Abramoff and the founder of AML Bitcoin face charges for fraud in misrepresenting the token’s compliance, with the founder himself facing jail time for money laundering.
On June 25, the United States Securities and Exchange Commission charged the issuer of AML Bitcoin — not to be confused with Bitcoin itself — with conducting a fraudulent offering. These charges follow up on a criminal filing in San Francisco from June 22.
AML Bitcoin’s story
Per the complaints, Rowland Marcus Andrade and his NAC Foundation raised upwards of $5.6 million in an initial coin offering (ICO) for AML Bitcoin beginning in August 2017 and continuing through 2018, amid the huge ICO boom of that time.
The criminal charges filed against Andrade in San Francisco on June 22 refer to a “Co-Schemer” who is never named in that complaint. The SEC’s charges today reveal that individual as Jack Abramoff, a notorious lobbyist who did prison time for corruption between 2006 and 2010.

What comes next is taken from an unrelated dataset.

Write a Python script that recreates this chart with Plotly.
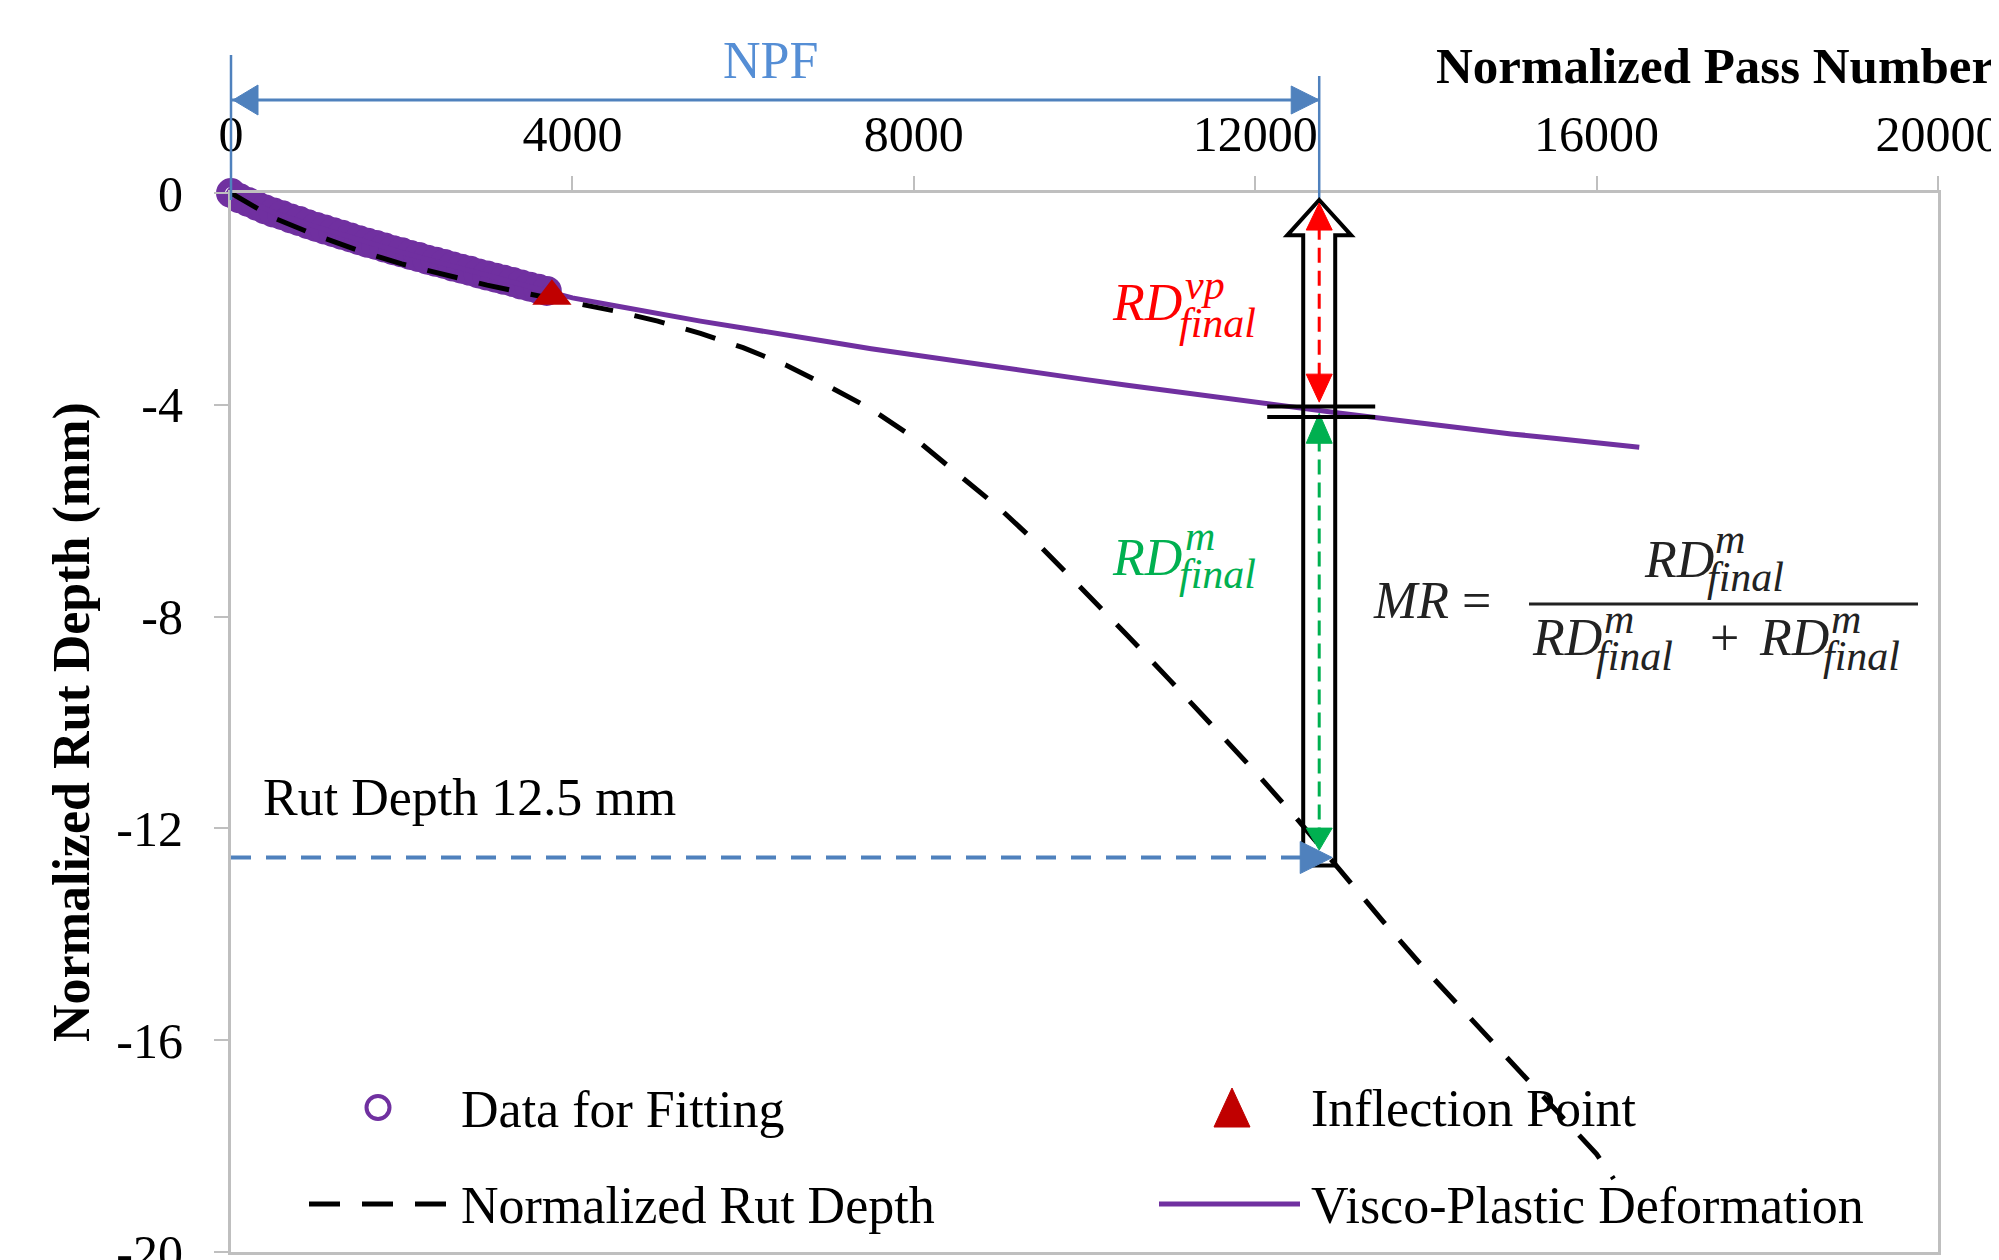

The SEC allege that Abramoff aided Andrade with promotion that proved to be false. In addition to lying to investors about the technical development behind AML Bitcoin, Andrade also purportedly used millions of dollars in investor funds for personal expenses like his own house. Per the SEC:
“NAC and Andrade falsely claimed that multiple government agencies were negotiating to use AML BitCoin, and Abramoff and Andrade falsely claimed that they were on the verge of advertising AML BitCoin during the Super Bowl in an effort to create interest in the offering, despite NAC being unable to afford the cost of the ad.”
Anti-money laundering (AML)
AML Bitcoin’s advertisement was based on its compliance with government regulations including providing anti-money laundering support. Comically, the criminal charges in the indictment in San Francisco include one count of money laundering and one count of wire fraud, each of which carry up to 20-year sentences.
As crypto gains more mainstream acceptance, AML and know-your-customer laws are a major concern for institutions looking to comply with government mandates. The Financial Action Task Force, for example, have been busy for the past year working to get the international community on-board with new requirements for cryptocurrency exchanges to keep information on their customers.